■ **GIVEN INSTRUCTION**: Both the line containing "Rebuild this chart" and the line containing "0.0056, 0.0058, 0.0055]" belong in the copy, as do all lines between them, copied exactly; pictures do not.

— Start STORED ROWS —

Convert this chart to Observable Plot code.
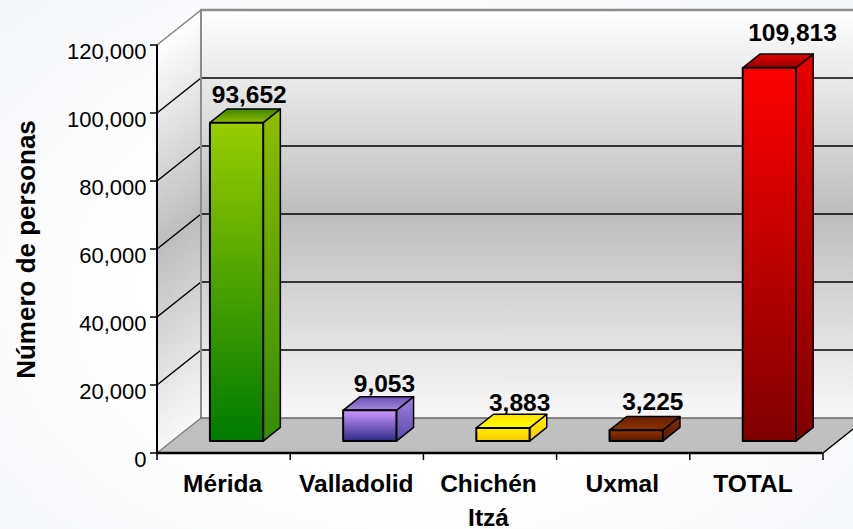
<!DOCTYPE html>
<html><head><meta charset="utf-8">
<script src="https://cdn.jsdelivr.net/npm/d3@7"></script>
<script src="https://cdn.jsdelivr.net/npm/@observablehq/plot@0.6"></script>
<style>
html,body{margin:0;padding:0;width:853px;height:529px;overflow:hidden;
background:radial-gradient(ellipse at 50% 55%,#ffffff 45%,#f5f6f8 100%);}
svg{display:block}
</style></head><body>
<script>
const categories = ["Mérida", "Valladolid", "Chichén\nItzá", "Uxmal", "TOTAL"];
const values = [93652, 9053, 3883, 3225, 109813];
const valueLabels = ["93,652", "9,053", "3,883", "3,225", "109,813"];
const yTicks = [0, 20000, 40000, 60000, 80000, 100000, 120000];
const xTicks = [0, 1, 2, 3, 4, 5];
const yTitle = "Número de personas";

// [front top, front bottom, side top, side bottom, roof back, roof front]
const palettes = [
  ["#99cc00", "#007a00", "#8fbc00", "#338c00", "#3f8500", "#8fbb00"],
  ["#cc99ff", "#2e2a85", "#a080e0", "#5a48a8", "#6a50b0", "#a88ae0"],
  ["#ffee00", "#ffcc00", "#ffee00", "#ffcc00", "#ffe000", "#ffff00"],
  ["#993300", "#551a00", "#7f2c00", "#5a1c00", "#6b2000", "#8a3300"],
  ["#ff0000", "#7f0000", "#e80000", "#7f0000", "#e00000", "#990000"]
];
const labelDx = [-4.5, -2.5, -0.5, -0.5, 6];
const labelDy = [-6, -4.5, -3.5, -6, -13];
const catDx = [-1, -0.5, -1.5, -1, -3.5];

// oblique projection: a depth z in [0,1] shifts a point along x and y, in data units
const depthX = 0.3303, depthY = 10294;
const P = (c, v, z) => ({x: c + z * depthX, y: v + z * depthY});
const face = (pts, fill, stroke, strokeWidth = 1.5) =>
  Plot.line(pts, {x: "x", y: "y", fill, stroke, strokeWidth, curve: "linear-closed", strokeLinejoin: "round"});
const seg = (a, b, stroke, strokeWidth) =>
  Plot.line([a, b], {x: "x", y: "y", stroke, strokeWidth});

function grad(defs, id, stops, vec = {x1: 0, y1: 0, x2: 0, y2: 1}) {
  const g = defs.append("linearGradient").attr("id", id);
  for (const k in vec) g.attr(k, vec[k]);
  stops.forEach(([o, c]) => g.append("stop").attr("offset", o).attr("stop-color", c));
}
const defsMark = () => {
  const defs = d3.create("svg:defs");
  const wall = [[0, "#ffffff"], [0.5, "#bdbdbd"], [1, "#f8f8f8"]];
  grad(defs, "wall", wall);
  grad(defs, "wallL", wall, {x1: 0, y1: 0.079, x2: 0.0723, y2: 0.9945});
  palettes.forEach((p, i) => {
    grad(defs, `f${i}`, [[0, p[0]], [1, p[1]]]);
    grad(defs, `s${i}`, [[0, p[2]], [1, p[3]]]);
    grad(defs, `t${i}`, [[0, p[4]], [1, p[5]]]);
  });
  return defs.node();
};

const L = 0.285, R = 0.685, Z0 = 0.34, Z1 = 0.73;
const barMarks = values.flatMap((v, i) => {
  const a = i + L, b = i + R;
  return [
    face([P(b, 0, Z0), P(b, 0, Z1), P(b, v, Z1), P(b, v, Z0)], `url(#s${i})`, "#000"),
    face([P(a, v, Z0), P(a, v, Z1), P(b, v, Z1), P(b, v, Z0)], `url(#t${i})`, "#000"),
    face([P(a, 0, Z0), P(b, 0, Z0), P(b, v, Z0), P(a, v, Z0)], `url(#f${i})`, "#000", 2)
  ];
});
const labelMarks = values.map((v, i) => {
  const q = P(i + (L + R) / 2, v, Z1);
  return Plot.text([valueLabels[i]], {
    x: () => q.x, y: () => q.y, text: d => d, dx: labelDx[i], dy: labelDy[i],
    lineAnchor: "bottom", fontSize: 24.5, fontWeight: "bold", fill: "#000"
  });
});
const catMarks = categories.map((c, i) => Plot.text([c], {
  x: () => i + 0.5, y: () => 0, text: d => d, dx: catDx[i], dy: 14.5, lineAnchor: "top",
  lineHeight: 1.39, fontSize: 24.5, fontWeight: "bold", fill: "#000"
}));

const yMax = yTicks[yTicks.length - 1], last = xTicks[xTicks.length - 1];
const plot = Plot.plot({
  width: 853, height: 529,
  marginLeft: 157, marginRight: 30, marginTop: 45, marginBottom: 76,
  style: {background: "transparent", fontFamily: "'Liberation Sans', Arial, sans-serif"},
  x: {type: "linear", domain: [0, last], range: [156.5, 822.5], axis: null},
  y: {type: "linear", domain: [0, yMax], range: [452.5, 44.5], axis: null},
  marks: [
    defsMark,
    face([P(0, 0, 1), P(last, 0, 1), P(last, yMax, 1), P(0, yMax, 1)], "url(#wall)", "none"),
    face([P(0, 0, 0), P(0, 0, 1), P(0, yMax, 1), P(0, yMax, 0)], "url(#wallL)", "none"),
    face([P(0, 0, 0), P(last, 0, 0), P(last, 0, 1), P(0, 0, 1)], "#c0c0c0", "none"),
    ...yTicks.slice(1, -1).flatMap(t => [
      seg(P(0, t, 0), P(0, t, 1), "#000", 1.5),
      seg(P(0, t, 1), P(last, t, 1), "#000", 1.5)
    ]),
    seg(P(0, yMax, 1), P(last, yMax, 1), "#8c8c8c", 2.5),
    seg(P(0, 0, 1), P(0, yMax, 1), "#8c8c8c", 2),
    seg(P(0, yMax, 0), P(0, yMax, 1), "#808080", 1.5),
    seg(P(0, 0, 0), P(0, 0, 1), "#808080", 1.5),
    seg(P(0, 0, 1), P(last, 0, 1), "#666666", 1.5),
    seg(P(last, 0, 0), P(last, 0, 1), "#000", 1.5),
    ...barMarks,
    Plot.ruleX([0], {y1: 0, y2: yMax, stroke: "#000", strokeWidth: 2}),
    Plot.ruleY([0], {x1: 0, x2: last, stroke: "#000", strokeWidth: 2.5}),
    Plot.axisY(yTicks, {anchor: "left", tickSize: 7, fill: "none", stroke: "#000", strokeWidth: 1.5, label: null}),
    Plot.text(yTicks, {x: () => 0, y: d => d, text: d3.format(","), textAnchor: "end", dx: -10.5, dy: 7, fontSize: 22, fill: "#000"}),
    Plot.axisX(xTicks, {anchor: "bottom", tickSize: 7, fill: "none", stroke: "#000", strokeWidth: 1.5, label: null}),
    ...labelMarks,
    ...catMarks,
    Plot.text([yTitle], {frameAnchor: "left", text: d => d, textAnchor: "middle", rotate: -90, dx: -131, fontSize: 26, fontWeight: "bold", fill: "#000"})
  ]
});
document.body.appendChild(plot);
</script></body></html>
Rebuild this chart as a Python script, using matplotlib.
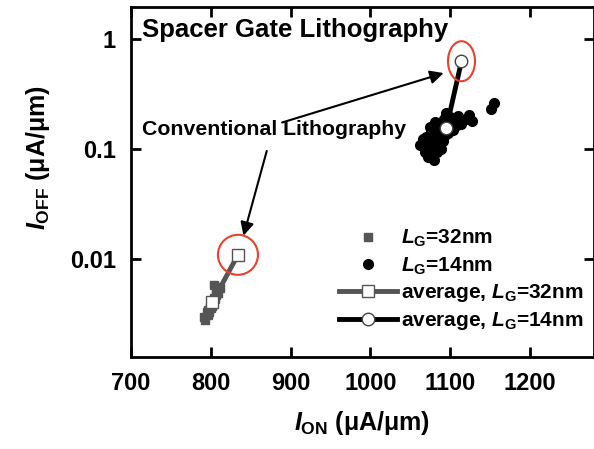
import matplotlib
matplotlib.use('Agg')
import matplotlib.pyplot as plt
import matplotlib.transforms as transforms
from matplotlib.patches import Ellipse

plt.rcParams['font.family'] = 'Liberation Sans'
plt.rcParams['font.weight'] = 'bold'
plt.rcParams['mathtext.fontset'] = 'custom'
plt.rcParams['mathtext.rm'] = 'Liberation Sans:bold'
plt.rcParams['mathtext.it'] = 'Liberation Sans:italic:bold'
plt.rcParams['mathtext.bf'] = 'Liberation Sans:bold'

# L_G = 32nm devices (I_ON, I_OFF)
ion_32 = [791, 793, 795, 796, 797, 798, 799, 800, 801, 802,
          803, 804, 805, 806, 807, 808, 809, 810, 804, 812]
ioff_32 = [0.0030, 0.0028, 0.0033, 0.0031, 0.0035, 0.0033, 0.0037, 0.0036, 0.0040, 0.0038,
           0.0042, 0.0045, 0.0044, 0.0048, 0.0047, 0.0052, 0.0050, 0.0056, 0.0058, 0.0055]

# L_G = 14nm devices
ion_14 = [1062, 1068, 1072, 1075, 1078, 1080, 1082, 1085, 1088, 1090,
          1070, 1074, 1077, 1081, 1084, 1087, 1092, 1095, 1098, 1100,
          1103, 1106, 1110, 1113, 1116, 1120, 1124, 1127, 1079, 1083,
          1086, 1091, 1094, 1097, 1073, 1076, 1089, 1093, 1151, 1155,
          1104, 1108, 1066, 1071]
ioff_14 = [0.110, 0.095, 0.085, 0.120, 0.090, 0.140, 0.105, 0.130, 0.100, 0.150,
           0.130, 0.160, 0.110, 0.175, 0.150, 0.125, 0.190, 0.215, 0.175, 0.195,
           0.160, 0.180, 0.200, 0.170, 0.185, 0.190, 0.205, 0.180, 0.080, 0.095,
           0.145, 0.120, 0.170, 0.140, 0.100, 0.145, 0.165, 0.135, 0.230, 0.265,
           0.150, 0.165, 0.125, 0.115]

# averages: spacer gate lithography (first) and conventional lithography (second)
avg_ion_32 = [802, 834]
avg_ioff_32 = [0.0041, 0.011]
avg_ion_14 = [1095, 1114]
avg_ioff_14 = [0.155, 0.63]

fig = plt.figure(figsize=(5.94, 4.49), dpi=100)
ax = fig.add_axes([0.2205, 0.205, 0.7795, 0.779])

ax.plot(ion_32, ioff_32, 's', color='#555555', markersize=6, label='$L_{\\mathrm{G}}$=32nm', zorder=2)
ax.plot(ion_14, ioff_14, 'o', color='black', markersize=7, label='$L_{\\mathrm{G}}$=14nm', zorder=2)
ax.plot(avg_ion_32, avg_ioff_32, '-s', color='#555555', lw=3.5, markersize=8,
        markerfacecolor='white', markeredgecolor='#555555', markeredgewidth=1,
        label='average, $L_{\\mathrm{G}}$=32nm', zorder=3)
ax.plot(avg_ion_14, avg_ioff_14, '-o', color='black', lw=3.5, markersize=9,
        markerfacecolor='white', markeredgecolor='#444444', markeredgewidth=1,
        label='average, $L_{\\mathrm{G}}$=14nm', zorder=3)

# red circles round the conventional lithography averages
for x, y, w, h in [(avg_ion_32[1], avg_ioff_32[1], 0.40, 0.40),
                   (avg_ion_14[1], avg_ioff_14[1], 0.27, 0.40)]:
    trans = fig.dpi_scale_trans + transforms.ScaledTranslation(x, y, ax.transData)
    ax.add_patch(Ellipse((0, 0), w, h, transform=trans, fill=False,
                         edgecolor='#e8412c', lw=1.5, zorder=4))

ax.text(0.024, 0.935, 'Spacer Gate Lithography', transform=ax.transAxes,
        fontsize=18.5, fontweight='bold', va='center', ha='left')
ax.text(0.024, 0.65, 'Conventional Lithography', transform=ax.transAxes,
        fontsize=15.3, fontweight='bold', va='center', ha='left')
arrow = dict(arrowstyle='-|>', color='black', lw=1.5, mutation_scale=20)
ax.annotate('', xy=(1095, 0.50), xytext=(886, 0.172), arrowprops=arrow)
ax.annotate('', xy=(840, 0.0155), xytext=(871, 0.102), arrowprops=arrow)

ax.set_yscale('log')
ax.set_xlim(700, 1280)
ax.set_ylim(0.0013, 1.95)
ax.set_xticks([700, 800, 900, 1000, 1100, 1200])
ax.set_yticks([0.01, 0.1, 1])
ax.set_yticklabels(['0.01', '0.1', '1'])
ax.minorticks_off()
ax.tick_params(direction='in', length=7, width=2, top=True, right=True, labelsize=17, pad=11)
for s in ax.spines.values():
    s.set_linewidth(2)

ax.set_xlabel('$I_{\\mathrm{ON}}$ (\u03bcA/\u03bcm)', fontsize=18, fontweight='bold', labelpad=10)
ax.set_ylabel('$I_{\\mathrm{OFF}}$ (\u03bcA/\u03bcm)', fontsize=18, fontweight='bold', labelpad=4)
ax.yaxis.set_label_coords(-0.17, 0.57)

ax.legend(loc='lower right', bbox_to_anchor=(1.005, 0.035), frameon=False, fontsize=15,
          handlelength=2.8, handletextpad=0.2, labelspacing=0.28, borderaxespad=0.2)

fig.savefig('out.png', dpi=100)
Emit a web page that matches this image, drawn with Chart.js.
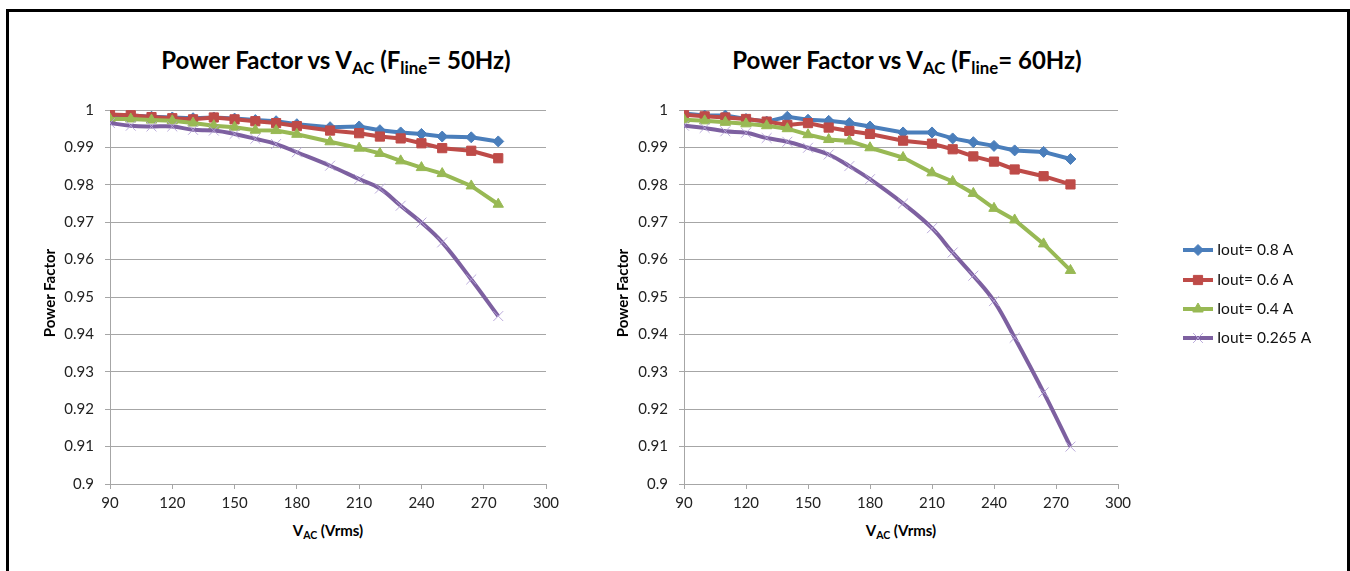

— End STORED ROWS —

■ **COMPLETED TASK**:
Rebuild this chart as a Python script, using matplotlib.
import matplotlib
matplotlib.use('Agg')
import matplotlib.pyplot as plt
import matplotlib.transforms as transforms
from matplotlib.patches import Ellipse

plt.rcParams['font.family'] = 'Liberation Sans'
plt.rcParams['font.weight'] = 'bold'
plt.rcParams['mathtext.fontset'] = 'custom'
plt.rcParams['mathtext.rm'] = 'Liberation Sans:bold'
plt.rcParams['mathtext.it'] = 'Liberation Sans:italic:bold'
plt.rcParams['mathtext.bf'] = 'Liberation Sans:bold'

# L_G = 32nm devices (I_ON, I_OFF)
ion_32 = [791, 793, 795, 796, 797, 798, 799, 800, 801, 802,
          803, 804, 805, 806, 807, 808, 809, 810, 804, 812]
ioff_32 = [0.0030, 0.0028, 0.0033, 0.0031, 0.0035, 0.0033, 0.0037, 0.0036, 0.0040, 0.0038,
           0.0042, 0.0045, 0.0044, 0.0048, 0.0047, 0.0052, 0.0050, 0.0056, 0.0058, 0.0055]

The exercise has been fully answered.